WH, July 2015
A place without a car is not essentially a better place; it only carries the potential of being one.
Urban traffic management has become an incredibly segregated field that only differentiates the black from the white: the empire of the car and the hermetic pedestrian area. Over time, the car became too possessive in our cities: what initially began as a layer of mobile freedom evolved into the partly choking of mobility and - even worse - quality of life. It is logical that European cities now put a hold to this evolution and systematically push the car out of their cores. The liberated area is than generally transformed into pedestrian zones.
One of the major problems we notice is that the transformation of a "motorised" street into a pedestrian area often looks as if its modal shift was a hasty decision. It regularly results in an urban no man’s land where no pedestrian really feels at ease. Transforming a broad street - originally laid-out as one of the main traffic axes of a city - into a car-free zone unveils the place’s lack of affinity with the human scale. A place without a car is not essentially a better place; it only carries the potential of being one.
It is simply because of the lack of known alternatives that the strict pedestrian zone is so commonly - yet blindly - cherished as an ideal solution. A new type of urban mobility can replace this attitude and above all intensify the quality and experience of a proper designed pedestrian zone that has more sense to it than just banning the car.

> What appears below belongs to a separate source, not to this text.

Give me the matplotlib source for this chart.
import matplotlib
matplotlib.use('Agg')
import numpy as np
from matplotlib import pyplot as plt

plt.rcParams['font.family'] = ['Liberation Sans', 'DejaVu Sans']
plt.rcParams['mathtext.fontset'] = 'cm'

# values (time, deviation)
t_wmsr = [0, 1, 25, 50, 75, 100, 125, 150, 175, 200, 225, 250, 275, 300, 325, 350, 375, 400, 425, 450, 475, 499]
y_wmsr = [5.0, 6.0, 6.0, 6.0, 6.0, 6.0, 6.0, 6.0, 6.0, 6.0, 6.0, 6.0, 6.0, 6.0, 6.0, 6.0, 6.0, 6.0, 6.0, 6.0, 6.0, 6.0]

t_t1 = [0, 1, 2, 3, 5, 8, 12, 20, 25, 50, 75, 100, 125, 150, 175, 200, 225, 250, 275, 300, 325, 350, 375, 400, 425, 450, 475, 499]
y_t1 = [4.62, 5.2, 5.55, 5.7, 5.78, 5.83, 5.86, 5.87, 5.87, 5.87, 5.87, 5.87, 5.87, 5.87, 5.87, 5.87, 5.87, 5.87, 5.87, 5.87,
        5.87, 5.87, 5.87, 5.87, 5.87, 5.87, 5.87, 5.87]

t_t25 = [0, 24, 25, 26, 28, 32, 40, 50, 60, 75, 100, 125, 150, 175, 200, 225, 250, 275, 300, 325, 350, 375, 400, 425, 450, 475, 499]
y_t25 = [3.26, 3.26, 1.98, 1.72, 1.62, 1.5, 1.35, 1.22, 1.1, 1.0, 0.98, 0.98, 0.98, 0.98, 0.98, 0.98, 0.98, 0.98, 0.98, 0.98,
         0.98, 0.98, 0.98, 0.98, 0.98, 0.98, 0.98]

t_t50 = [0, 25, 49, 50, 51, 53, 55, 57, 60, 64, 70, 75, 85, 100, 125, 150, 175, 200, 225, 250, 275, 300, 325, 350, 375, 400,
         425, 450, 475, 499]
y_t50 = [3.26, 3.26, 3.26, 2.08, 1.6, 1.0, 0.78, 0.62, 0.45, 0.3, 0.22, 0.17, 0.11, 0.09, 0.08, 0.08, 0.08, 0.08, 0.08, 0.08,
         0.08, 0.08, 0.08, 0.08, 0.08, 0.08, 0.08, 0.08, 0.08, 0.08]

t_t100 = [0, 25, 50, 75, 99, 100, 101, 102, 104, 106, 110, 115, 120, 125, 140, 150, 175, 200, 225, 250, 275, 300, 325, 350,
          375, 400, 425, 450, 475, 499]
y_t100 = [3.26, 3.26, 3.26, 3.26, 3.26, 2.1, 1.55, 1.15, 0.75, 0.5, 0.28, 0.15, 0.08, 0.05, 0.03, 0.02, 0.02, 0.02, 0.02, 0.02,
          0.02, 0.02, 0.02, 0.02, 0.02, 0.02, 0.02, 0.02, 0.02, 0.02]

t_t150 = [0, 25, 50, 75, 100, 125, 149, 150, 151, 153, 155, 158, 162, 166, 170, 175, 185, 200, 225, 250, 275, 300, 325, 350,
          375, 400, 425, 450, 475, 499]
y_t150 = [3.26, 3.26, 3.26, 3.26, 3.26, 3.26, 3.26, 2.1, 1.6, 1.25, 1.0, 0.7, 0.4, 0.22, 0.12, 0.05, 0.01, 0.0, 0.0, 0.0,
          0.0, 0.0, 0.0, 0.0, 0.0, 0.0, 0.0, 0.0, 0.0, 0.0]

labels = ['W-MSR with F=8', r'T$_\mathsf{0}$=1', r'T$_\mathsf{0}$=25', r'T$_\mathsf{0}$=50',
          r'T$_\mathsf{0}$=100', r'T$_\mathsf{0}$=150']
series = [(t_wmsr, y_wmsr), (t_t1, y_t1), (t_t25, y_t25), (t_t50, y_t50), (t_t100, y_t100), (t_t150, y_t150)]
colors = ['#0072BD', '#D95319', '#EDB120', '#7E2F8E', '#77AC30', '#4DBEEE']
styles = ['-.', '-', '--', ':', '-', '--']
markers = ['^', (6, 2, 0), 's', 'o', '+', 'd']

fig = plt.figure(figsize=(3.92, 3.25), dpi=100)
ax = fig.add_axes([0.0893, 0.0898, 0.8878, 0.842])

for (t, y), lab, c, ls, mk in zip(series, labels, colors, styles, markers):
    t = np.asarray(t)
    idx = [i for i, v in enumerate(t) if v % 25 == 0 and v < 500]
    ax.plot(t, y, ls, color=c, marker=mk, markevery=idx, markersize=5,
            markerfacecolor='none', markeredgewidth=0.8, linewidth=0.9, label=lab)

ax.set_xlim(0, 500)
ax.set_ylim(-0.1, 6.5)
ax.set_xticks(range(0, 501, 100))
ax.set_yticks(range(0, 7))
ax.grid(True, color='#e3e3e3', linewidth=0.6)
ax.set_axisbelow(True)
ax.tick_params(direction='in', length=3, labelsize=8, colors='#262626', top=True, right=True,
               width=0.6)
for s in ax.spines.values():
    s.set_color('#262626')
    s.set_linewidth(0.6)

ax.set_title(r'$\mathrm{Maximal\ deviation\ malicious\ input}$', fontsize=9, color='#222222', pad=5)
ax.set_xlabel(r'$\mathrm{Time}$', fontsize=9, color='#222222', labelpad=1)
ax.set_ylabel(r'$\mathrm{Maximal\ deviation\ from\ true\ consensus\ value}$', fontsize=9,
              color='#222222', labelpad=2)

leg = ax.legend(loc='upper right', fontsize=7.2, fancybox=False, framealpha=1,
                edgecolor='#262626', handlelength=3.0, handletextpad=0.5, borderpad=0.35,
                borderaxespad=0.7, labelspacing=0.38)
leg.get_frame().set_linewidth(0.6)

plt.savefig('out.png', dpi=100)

If we want to create places that are better adapted to their use, we cannot deny the daily flux and flow of a city. The streets are the urban veins through which the masses move themselves as a vibrant blood-flow, its pumping rhythm dictated by time and daily routine. To take out the city’s flow and movement is to take away part of city life. What happens if we imagine a new type of in-between space? An area that combines the lack of cars with the benefits of still being mobile? Envision a city with 3 conceptual areas (not to be mistaken for urban zoning):
Intercity: unaltered mobility
The outskirts of the city is the home of the conventional motorised traffic as we know it today. Sometimes beautiful in its ugliness, sometimes choking and destructive. This type of mobility is very flexible in use, but unsuitable for a dense city centre. Park en ride hubs function as main points of interaction with the inner city.
Inner city: a shared centre
This is the new intermediate level that tries to match the need for mobility with the urge for a liveable inner city. Due to newly conceived mobility solutions, it combines the flexibility of car-use with the free grounds of a pedestrian area. A variety of pod vehicles forms a valuable addition to the non-motorised mobility.

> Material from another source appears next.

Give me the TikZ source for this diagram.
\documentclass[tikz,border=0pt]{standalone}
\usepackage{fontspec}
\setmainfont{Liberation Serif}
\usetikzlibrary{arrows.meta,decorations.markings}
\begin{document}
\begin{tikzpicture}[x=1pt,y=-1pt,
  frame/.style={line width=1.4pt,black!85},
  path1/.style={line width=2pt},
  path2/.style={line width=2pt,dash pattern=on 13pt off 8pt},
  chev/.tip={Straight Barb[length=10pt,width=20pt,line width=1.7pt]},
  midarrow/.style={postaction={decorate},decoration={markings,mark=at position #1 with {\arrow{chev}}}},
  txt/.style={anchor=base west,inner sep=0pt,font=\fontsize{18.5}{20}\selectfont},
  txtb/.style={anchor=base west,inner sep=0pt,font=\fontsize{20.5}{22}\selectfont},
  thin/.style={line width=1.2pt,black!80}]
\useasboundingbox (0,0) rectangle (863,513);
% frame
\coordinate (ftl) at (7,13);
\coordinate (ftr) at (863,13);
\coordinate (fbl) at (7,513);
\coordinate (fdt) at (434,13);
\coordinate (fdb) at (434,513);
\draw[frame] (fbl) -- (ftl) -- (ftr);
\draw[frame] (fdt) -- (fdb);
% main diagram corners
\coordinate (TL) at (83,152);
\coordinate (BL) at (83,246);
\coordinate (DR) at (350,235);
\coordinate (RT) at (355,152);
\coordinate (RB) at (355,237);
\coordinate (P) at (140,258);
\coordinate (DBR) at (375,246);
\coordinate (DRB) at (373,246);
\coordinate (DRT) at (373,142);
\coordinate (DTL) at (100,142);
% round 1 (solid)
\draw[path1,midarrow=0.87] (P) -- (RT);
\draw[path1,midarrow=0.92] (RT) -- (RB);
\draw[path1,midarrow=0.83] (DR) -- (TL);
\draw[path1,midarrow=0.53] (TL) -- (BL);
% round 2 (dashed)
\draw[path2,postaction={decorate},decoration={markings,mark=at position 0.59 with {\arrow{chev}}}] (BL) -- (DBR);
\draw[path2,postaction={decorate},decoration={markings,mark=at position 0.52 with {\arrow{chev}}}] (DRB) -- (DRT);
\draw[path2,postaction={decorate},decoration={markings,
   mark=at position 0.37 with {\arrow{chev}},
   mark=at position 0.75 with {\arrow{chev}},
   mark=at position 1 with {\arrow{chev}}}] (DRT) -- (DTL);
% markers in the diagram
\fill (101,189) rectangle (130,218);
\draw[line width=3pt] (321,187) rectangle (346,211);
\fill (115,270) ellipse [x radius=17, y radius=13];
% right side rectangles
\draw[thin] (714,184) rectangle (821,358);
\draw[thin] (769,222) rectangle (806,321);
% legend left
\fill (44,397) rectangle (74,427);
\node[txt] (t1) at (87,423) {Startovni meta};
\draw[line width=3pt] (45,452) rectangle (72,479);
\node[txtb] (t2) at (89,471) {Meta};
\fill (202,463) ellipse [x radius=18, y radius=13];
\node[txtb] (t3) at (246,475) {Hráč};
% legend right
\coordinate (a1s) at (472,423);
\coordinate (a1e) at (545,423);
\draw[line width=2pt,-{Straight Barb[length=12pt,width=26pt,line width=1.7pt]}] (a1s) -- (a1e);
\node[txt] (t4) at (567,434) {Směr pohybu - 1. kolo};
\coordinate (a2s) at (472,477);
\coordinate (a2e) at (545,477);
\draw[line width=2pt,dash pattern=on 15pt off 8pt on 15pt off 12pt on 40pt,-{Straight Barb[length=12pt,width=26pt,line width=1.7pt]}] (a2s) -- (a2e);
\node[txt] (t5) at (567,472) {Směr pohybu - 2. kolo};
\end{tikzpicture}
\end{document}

Cells: specific traffic free areas
These are pedestrian areas in the most prestigious sense of the word. They are carefully selected upon scale, activity and location, and provide a profoundly meaningful environment for the pedestrian. Cells are conceived as points of destination rather than transit: shopping streets, event squares, parks, theatre foyers... Their size and shape depends on the urban condition and is based upon the genius loci - the feel and spirit of a place. In rational quantified parameters, this could be partly translated into dimensions, urban typology, functionality and amount of users. Traffic-free cells could be permanent, solidified in keen urban design that takes the human scale as an inalienable factor (which is by no means a definition for cute or small). In addition, cells could be free in space and time: a weekly market, a summer festival, an important movie première...
People form an essential element of the cells. Local initiatives, adaptation and spontaneous use are key elements of creating a space to live the city to the utmost. The researched model is no top-down piece of a puzzle that fits into an urban fabric, but a structural urbanism that starts to exist from the apparent context and structure. The liberated streets could form an ideal trigger to become the symbolic and functional backbone of a renewed urban core. The altered areas can structure urban flows, but to a larger extent also steer future development. Their impact on a city is profound and fundamental. If realised in the spirit and culture of the particular city, a project in a preliminary state can grow over time into a comprehensive system that becomes almost synonym to the city itself: a picture to be found on the cover of every city guide.